Re: [PATCH v1 1/2] x86/tsc: use logical_package as a better estimation of socket numbers

From: Feng Tang
Date: Tue Oct 25 2022 - 03:36:08 EST


On Mon, Oct 24, 2022 at 08:42:30AM -0700, Dave Hansen wrote:
> On 10/22/22 09:12, Zhang Rui wrote:
> >>> I'm not sure if we have a perfect solution here.
> >> Are the implementations fixable?
> > currently, I don't have any idea.
> >
> >> Or, at least tolerable?
>
> That would be great to figure out before we start throwing more patches
> around.

Yes, agreed!

> >> For instance, I can live with the implementation being a bit goofy
> >> when
> >> kernel commandlines are in play. We can pr_info() about those cases.
> > My understanding is that the cpus in the last package may still have
> > small cpu id value. This means that the 'logical_packages' is hard to
> > break unless we boot with very small CPU count and happened to disable
> > all cpus in one/more packages. Feng is experiencing with this and may
> > have some update later.
> >
> > If this is the case, is this a valid case that we need to take care of?
>
> Well, let's talk through it a bit.
>
> What is the triggering event and what's the fallout?

In worst case (2 sockets), if the maxcpus falls to '<= total_cpus/2',
the 'logical_packages' will be less than the real number.

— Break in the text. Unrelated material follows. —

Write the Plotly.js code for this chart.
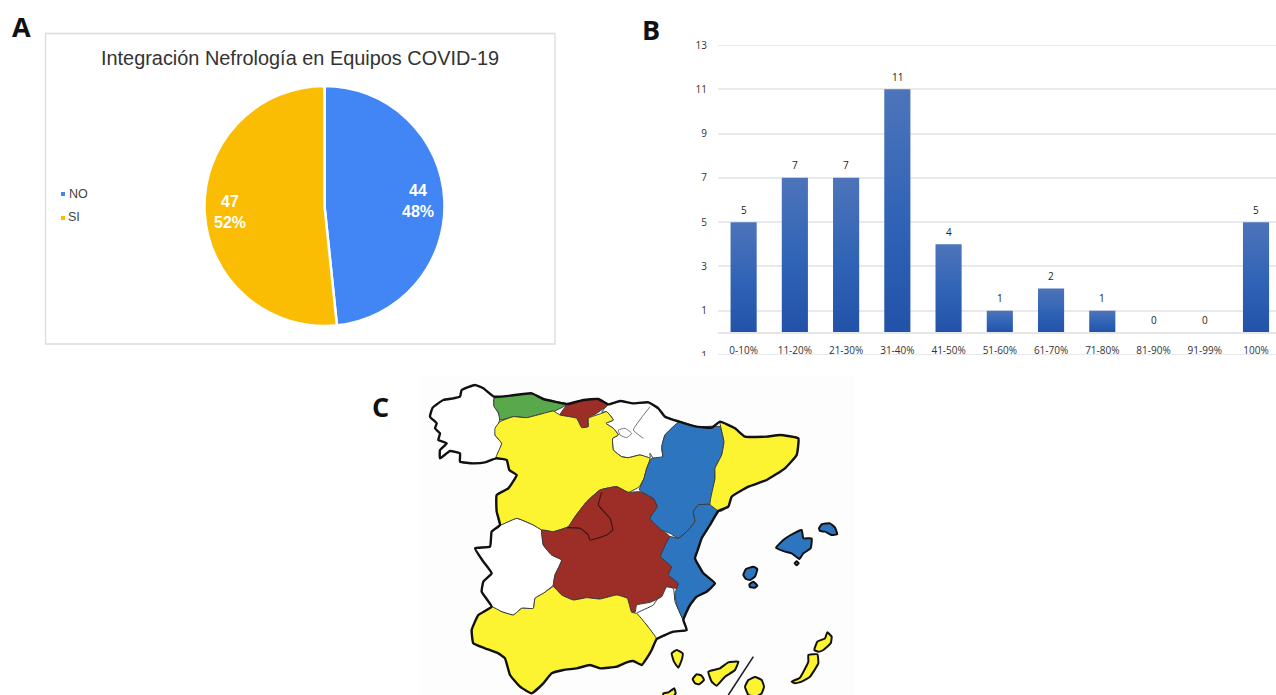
<!DOCTYPE html>
<html><head><meta charset="utf-8">
<script src="https://cdn.plot.ly/plotly-3.0.1.min.js"></script>
<style>html,body{margin:0;padding:0;background:#fff;overflow:hidden}#g{width:1276px;height:695px}</style>
</head><body><div id="g"></div>
<script>
// Panel A
const pieLabels = ['NO','SI'];
const pieValues = [44,47];
const pieColors = ['#4285f4','#fbbc04'];
// Panel B
const barCats = ['0-10%','11-20%','21-30%','31-40%','41-50%','51-60%','61-70%','71-80%','81-90%','91-99%','100%'];
const barVals = [5,7,7,11,4,1,2,1,0,0,5];
const yTicks = [-1,1,3,5,7,9,11,13];
// Panel C: region outlines (map units)
const galicia = [[30,125],[38,98],[70,75],[100,70],[120,65],[125,45],[165,30],[190,40],[222,65],[222,90],[240,125],[235,150],[225,180],[245,205],[228,250],[195,262],[160,265],[120,260],[120,235],[90,228],[60,250],[60,225],[80,205],[55,195],[60,175],[45,160],[50,145]];
const asturias = [[222,70],[270,62],[335,55],[370,72],[443,87],[400,110],[360,118],[320,128],[280,125],[240,135],[235,112],[222,95]];
const cantabria = [[443,87],[490,75],[535,72],[565,88],[530,115],[505,130],[505,155],[485,158],[470,130],[420,120]];
const norte = [[565,88],[600,78],[640,85],[685,82],[715,100],[735,125],[778,140],[735,180],[725,220],[728,245],[705,258],[690,235],[690,250],[660,240],[625,248],[605,245],[580,225],[578,190],[595,180],[580,160],[558,145],[580,135],[560,110],[545,112]];
const castillaLeon = [[225,160],[240,140],[280,125],[320,128],[360,118],[400,108],[420,120],[470,130],[485,158],[505,155],[505,130],[545,115],[560,110],[580,135],[558,145],[580,160],[595,180],[578,190],[580,225],[605,245],[625,248],[660,240],[690,250],[680,280],[672,310],[658,335],[625,352],[590,335],[540,345],[500,380],[465,425],[445,455],[400,470],[365,465],[340,450],[290,430],[240,450],[230,410],[230,360],[265,340],[290,300],[268,285],[260,255],[228,248],[245,205],[225,180]];
const extremadura = [[240,450],[290,430],[340,450],[365,465],[370,510],[395,540],[425,555],[405,600],[400,630],[370,655],[345,670],[340,700],[305,700],[280,720],[245,710],[215,695],[185,650],[190,620],[215,595],[190,560],[165,520],[210,515],[215,470]];
const castillaMancha = [[365,465],[400,470],[445,455],[465,425],[500,380],[540,345],[590,335],[625,352],[658,350],[700,370],[712,395],[690,430],[725,465],[750,485],[722,545],[755,575],[745,600],[775,625],[770,640],[740,635],[725,665],[690,682],[650,690],[645,712],[628,710],[622,670],[590,660],[540,672],[500,668],[460,675],[425,660],[400,632],[405,600],[425,555],[395,540],[370,510]];
const aragon = [[778,140],[830,155],[900,155],[912,200],[905,240],[885,280],[885,310],[870,388],[835,390],[820,410],[825,440],[800,470],[775,490],[750,475],[725,465],[690,430],[712,395],[700,370],[658,345],[672,310],[680,280],[695,250],[728,245],[725,215],[735,180]];
const valencia = [[835,390],[870,388],[895,408],[870,450],[845,490],[835,520],[825,550],[838,575],[850,595],[885,625],[860,650],[830,665],[810,690],[800,710],[790,735],[770,690],[765,655],[775,625],[745,600],[755,575],[722,545],[750,485],[775,490],[800,470],[825,440],[820,410]];
const cataluna = [[900,140],[945,160],[975,185],[1040,185],[1080,180],[1135,190],[1130,240],[1095,280],[1040,315],[985,335],[935,365],[925,395],[900,410],[870,388],[885,310],[885,280],[905,240],[912,200]];
const murcia = [[650,715],[700,690],[735,635],[760,640],[765,680],[790,735],[800,765],[760,770],[710,792],[680,750],[660,730]];
const andalucia = [[155,765],[175,720],[215,695],[245,710],[280,720],[305,700],[340,700],[345,670],[370,655],[400,635],[425,660],[460,675],[500,668],[540,672],[590,660],[622,670],[635,712],[650,715],[680,750],[710,792],[695,825],[680,850],[665,870],[640,858],[620,862],[590,875],[540,880],[510,870],[470,880],[430,885],[395,895],[370,925],[335,955],[300,935],[270,900],[255,850],[235,835],[195,820],[160,805]];
const mallorca = [[1068,518],[1090,495],[1112,480],[1145,465],[1150,490],[1175,490],[1172,520],[1150,535],[1138,552],[1115,535],[1095,530]];
const menorca = [[1197,460],[1205,448],[1230,445],[1245,458],[1252,478],[1235,480],[1215,470],[1200,468]];
const ibiza = [[970,600],[978,582],[1000,575],[1012,582],[1005,605],[990,615],[978,612]];
const formentera = [[988,628],[1000,620],[1012,632],[1005,638],[990,636]];
const cabrera = [[1124,565],[1130,559],[1136,565],[1130,571]];
const lanzarote = [[1183,825],[1192,800],[1215,790],[1222,772],[1235,785],[1232,805],[1210,825],[1195,830]];
const fuerteventura = [[1115,920],[1140,908],[1165,860],[1165,840],[1192,838],[1195,865],[1170,905],[1145,920],[1125,925]];
const granCanaria = [[975,935],[985,915],[1005,906],[1025,915],[1032,935],[1025,955],[1010,965],[985,960]];
const tenerife = [[865,890],[900,880],[925,862],[955,860],[945,885],[915,905],[890,932],[875,920]];
const gomera = [[818,912],[830,898],[845,902],[852,915],[838,928],[825,925]];
const laPalma = [[755,835],[770,825],[788,835],[785,855],[775,878],[762,860]];
const hierro = [[730,955],[745,952],[763,940],[767,955],[755,970],[730,970]];
const coast = [[30,125],[38,98],[70,75],[100,70],[120,65],[125,45],[165,30],[190,40],[222,65],[270,62],[335,55],[370,72],[443,87],[490,75],[535,72],[565,88],[600,78],[640,85],[685,82],[715,100],[735,125],[778,140],[830,155],[875,158],[900,140],[945,160],[975,185],[1040,185],[1080,180],[1135,190],[1130,240],[1095,280],[1040,315],[985,335],[935,365],[925,395],[895,408],[870,450],[845,490],[835,520],[825,550],[838,575],[850,595],[885,625],[860,650],[830,665],[810,690],[800,710],[790,735],[800,765],[760,770],[710,792],[695,825],[680,850],[665,870],[640,858],[620,862],[590,875],[540,880],[510,870],[470,880],[430,885],[395,895],[370,925],[335,955],[300,935],[270,900],[255,850],[235,835],[195,820],[160,805],[155,765],[175,720],[215,695],[185,650],[190,620],[215,595],[190,560],[165,520],[210,515],[215,470],[240,450],[230,410],[230,360],[265,340],[290,300],[268,285],[260,255],[228,250],[195,262],[160,265],[120,260],[120,235],[90,228],[60,250],[60,225],[80,205],[55,195],[60,175],[45,160],[50,145],[30,125]];
const madridLine = [[545,352],[535,390],[570,430],[578,465],[560,480],[510,495],[505,480],[480,460],[440,458]];
const vascoLine = [[690,95],[640,165],[670,190]];
const trevino = [[595,165],[615,160],[635,175],[620,188],[600,180],[595,165]];
const cutLine = [[1000,845],[925,960]];

const blue='#2e75c0', yellow='#fdf431', brown='#9c2d27', green='#59a84b', white='#ffffff';
const regions = [
 [galicia,white],[norte,white],[extremadura,white],[murcia,white],
 [asturias,green],[cantabria,brown],[castillaLeon,yellow],[castillaMancha,brown],
 [aragon,blue],[valencia,blue],[cataluna,yellow],[andalucia,yellow]];
const islands = [[mallorca,blue],[menorca,blue],[ibiza,blue],[formentera,blue],[cabrera,'#888888'],
 [lanzarote,yellow],[fuerteventura,yellow],[granCanaria,yellow],[tenerife,yellow],[gomera,yellow],[laPalma,yellow],[hierro,yellow]];

const xs = p => p.map(a=>a[0]), ys = p => p.map(a=>a[1]);
const closed = p => p.concat([p[0]]);
const poly = (p,c,w,lc) => ({type:'scatter',mode:'lines',xaxis:'x2',yaxis:'y2',x:xs(closed(p)),y:ys(closed(p)),fill:'toself',fillcolor:c,
  line:{color:lc,width:w,shape:'spline',smoothing:0.35},hoverinfo:'skip',showlegend:false});
const path = (p,w,c) => ({type:'scatter',mode:'lines',xaxis:'x2',yaxis:'y2',x:xs(p),y:ys(p),
  line:{color:c,width:w,shape:'spline',smoothing:0.35},hoverinfo:'skip',showlegend:false});

const W=1276,H=695;
const px = v => v/W, py = v => 1-v/H;
const sans='"Liberation Sans",Arial,sans-serif', open='"Open Sans",sans-serif';

const traces = [
 {type:'bar',x:barCats,y:barVals,marker:{color:'#2e5fb0'},hoverinfo:'skip',showlegend:false},
 ...regions.map(r=>poly(r[0],r[1],1,'#3a3a3a')),
 path(madridLine,1.1,'#3a1512'),
 path(vascoLine,1,'#777'),
 path(trevino,1,'#777'),
 path(coast,2.4,'#111'),
 ...islands.map(r=>poly(r[0],r[1],2,'#111')),
 path(cutLine,1.6,'#222'),
 {type:'pie',labels:pieLabels,values:pieValues,sort:false,direction:'clockwise',rotation:0,
  marker:{colors:pieColors,line:{color:'#fff',width:2.5}},textinfo:'none',hoverinfo:'skip',showlegend:false,
  domain:{x:[px(204.5),px(444.5)],y:[py(326.5),py(85.5)]}}
];

const label=(t,x,y,size,color,extra)=>Object.assign({text:t,xref:'paper',yref:'paper',x:px(x),y:py(y),xanchor:'center',yanchor:'middle',
  showarrow:false,font:{family:sans,size:size,color:color}},extra||{});
const gridEdge = v => ({type:'line',xref:'paper',yref:'y',x0:px(718),x1:1,y0:v,y1:v,line:{color:'#e8e9ed',width:2},layer:'below'});
const boldW = {family:sans,size:16,color:'#fff',weight:700};
const boldL = {family:open,size:27,color:'#111',weight:700};

const layout = {
 width:W,height:H,margin:{l:0,r:0,t:0,b:0},paper_bgcolor:'#fff',plot_bgcolor:'rgba(0,0,0,0)',showlegend:false,
 bargap:0.49,
 xaxis:{domain:[px(718),1],range:[-0.5,10.39],anchor:'free',position:py(333),type:'category',categoryorder:'array',categoryarray:barCats,
   showline:true,linecolor:'#e4e6ea',linewidth:2,showgrid:false,zeroline:false,ticks:'outside',ticklen:8,tickcolor:'rgba(0,0,0,0)',
   tickfont:{family:open,size:10,color:'#333'},tickangle:0},
 yaxis:{domain:[py(355),py(45)],range:[-1,13],tickmode:'array',tickvals:yTicks,ticktext:yTicks.map(String),
   showgrid:true,gridcolor:'#e8e9ed',gridwidth:2,zeroline:false,showline:false,ticks:'outside',ticklen:8,tickcolor:'rgba(0,0,0,0)',
   tickfont:{family:open,size:10,color:'#333'}},
 xaxis2:{domain:[px(420),px(850)],range:[0,1290],visible:false,fixedrange:true,anchor:'y2'},
 yaxis2:{domain:[0,320/H],range:[960,0],visible:false,fixedrange:true,anchor:'x2'},
 shapes:[
  {type:'rect',xref:'paper',yref:'paper',x0:px(45.5),x1:px(555),y0:py(344),y1:py(33.5),line:{color:'#dcdcdc',width:1.3},fillcolor:'#fff',layer:'below'},
  {type:'rect',xref:'paper',yref:'paper',x0:px(420),x1:px(855),y0:0,y1:py(375),line:{width:0},fillcolor:'#fdfdfd',layer:'below'},
  gridEdge(13),gridEdge(-1),
  {type:'rect',xref:'paper',yref:'paper',x0:px(61),x1:px(65),y0:py(196),y1:py(192),line:{width:0},fillcolor:pieColors[0]},
  {type:'rect',xref:'paper',yref:'paper',x0:px(61),x1:px(65),y0:py(220),y1:py(216),line:{width:0},fillcolor:pieColors[1]},
  {type:'rect',xref:'paper',yref:'paper',x0:px(690),x1:px(716),y0:py(372),y1:py(356),line:{width:0},fillcolor:'#fff',layer:'above'}
 ],
 annotations:[
  label('A',21,26,27,'#111',{font:boldL}),
  label('B',651,30,27,'#111',{font:boldL}),
  label('C',380,407,27,'#111',{font:boldL}),
  label('Integración Nefrología en Equipos COVID-19',300,58,19.9,'#333'),
  label('NO',78,194,12.5,'#444'),
  label('SI',74,217,12.5,'#444'),
  label(String(pieValues[0]),418,191,16,'#fff',{font:boldW}),
  label('48%',418,211,16,'#fff',{font:boldW}),
  label(String(pieValues[1]),230,201,16,'#fff',{font:boldW}),
  label('52%',230,222,16,'#fff',{font:boldW}),
  ...barCats.map((c,i)=>({text:String(barVals[i]),xref:'x',yref:'y',x:c,y:barVals[i],yshift:12.5,showarrow:false,
     xanchor:'center',yanchor:'middle',font:{family:open,size:10,color:'#222'}}))
 ]
};

Plotly.newPlot('g',traces,layout,{staticPlot:true,displayModeBar:false}).then(gd=>{
  const svg=gd.querySelector('.main-svg');
  const ns='http://www.w3.org/2000/svg';
  const defs=document.createElementNS(ns,'defs');
  defs.innerHTML='<linearGradient id="barGrad" x1="0" y1="0" x2="0" y2="1"><stop offset="0" stop-color="#4d74ba"/><stop offset="0.55" stop-color="#2f63b6"/><stop offset="1" stop-color="#2252a8"/></linearGradient>';
  svg.appendChild(defs);
  gd.querySelectorAll('.barlayer .point path').forEach(p=>{p.style.fill='url(#barGrad)';});
});
</script></body></html>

> Is the user on a truly TSC stable system or not?
>
> What kind of maxcpus= argument do they need to specify? Is it something
> that's likely to get used in production or is it most likely just for
> debugging?

IIUC, for the server side, it's most likely for debug use. And for
clients, socket number is not an issue.

> What is the maxcpus= fallout? Does it over estimate or under estimate
> the number of logical packages?

Only under estimate.

> How many cases outside of maxcpus= do we know of that lead to an
> imprecise "logical packages" calculation?

Thanks to you, Peter and Rui's info, we have listed a bunch of
user cases than 'maxcpus', and they won't lead to imprecise
'logical_packages'. And I'm not sure if there is other case which
hasn't poped up.

> Does this lead to the TSC being mistakenly marked stable when it is not,
> or *not* being marked stable when it is?

Only the former case 'mistakenly marked stable' is possible, say we
use 'maxcpus=8' on a 192 core 8 sockets machine.

> Let's get all of that info in one place and make sure we are all agreed
> on the *problem* before we got to the solution space.

OK.

Thanks,
Feng